Stephen Jenkinson is an author, teacher, storyteller, spiritual activist, farmer, and founder of the Orphan Wisdom School. He talks with Eric about the link between the paucity of initiatory experiences and elderhood in the Western world, how grievance is a childish occupation, the risks of becoming lazy with our use of language, the intricacies of sustainability, and the need to reconstitute how we see citizenship, among other things.
Aaron Johnson lives in a self-made 13 x 13 ft earth dome in Southern California, and is a singer, photographer and filmmaker who uses these media, and others, to dismantle racism. He talks with Eric about his counseling programs and his workshops, the challenges that some white people face as they try to get closer to blackness, and the relationship between isolation, toxic masculinity and racism, among other things.
Lynn Trotta is a naturalist, certified life-coach, passionate gardener, facilitator of rites of passage for women, and co-founded the Sagefire Institute with her husband, Michael. Lynn talks with Eric about grief, depression, the importance of mentors and elders in facilitating connection, and how to draw people into connection-based experiences, among other things.
Robert Costanza is the Vice Chancellor’s Chair in Public Policy at the Australian National University, and was among the co-founders of ecological economics. He talks with Eric about the origins of ecological economics, the importance of seeing human beings as part of nature, how to change paradigms and overcome social addictions, and the benefits of payments for ecosystem services, among other things.

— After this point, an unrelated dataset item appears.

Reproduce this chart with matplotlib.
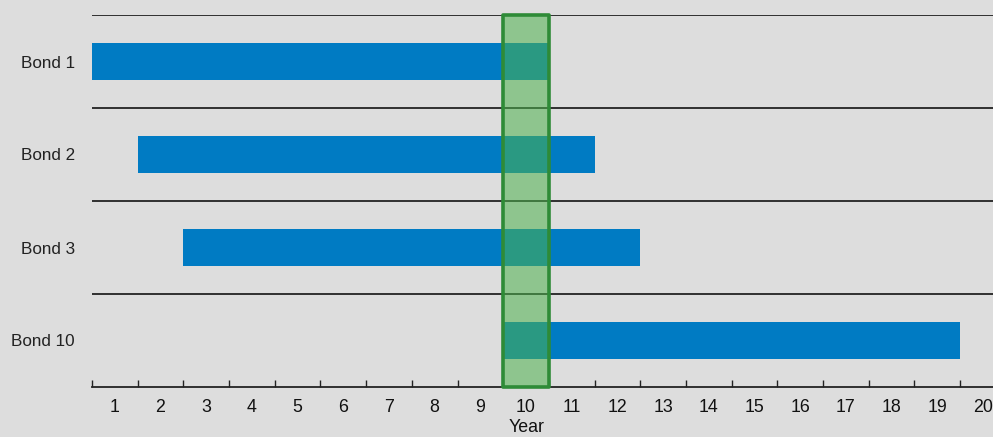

Beth Lambert is the Executive Director of Epidemic Answers and the creator and producer of the Documenting Hope Project. She talks with Eric about what motivated her to write her book A Compromised Generation, the many factors that contribute to chronic disease in children, and how her Documenting Hope Project seeks to empower parents to heal their sick kids, among other things.
Shannon Martinez is a former Neo-Nazi who develops and implements programs to inoculate people against hate-based ideologies through her organization Free Radicals. She talks with Eric about how anger and a desire for belonging drew her to Neo-Nazism, what led her away from hate, and the importance of listening to people trapped in cycles of hate, among other things.
JP Sears is an emotional healing coach, video producer, teacher, speaker, and curious student of life. His book How to Be Ultra Spiritual: 12-1/2 Steps to Spiritual Superiority, was released in March of 2017. He and Eric talk about how using humor can help people see their shadows more clearly, how hurt people tend to hurt people, and how our beliefs are wonderful servants but terrible masters, among other things.
Dr. Robin DiAngelo, a lecturer at the University of Washington, coined the term ‘White Fragility’ in an essay of the same name published in 2011. In this episode she and Eric talk about the turn of events that led her to write about white fragility, what set of behaviors it describes, what role those behaviors play in perpetuation white supremacy in the United States, and how owning our racism is an act of liberation, among other things.
Tyler Webb runs Stony Pond Farm in Northern Vermont where he specializes in grass-based dairy and beef production. In this episode he and Eric talk about what compelled him to go into farming, why he gravitated towards cattle, using payments for ecosystem services to overcome market failures in agriculture, and the detrimental feedback loop associated with focusing on producing more milk, among other things.
Dr. A. Breeze Harper consults, writes, and lectures on topics of race and diversity, and founded the Sistah Vegan Project. She talks with Eric about the origins and meaning of the term ‘white fragility’, talking about our privilege, cruelty and racism within food systems, and ways to bring unconscious bias into conscious view without shaming people, among other things.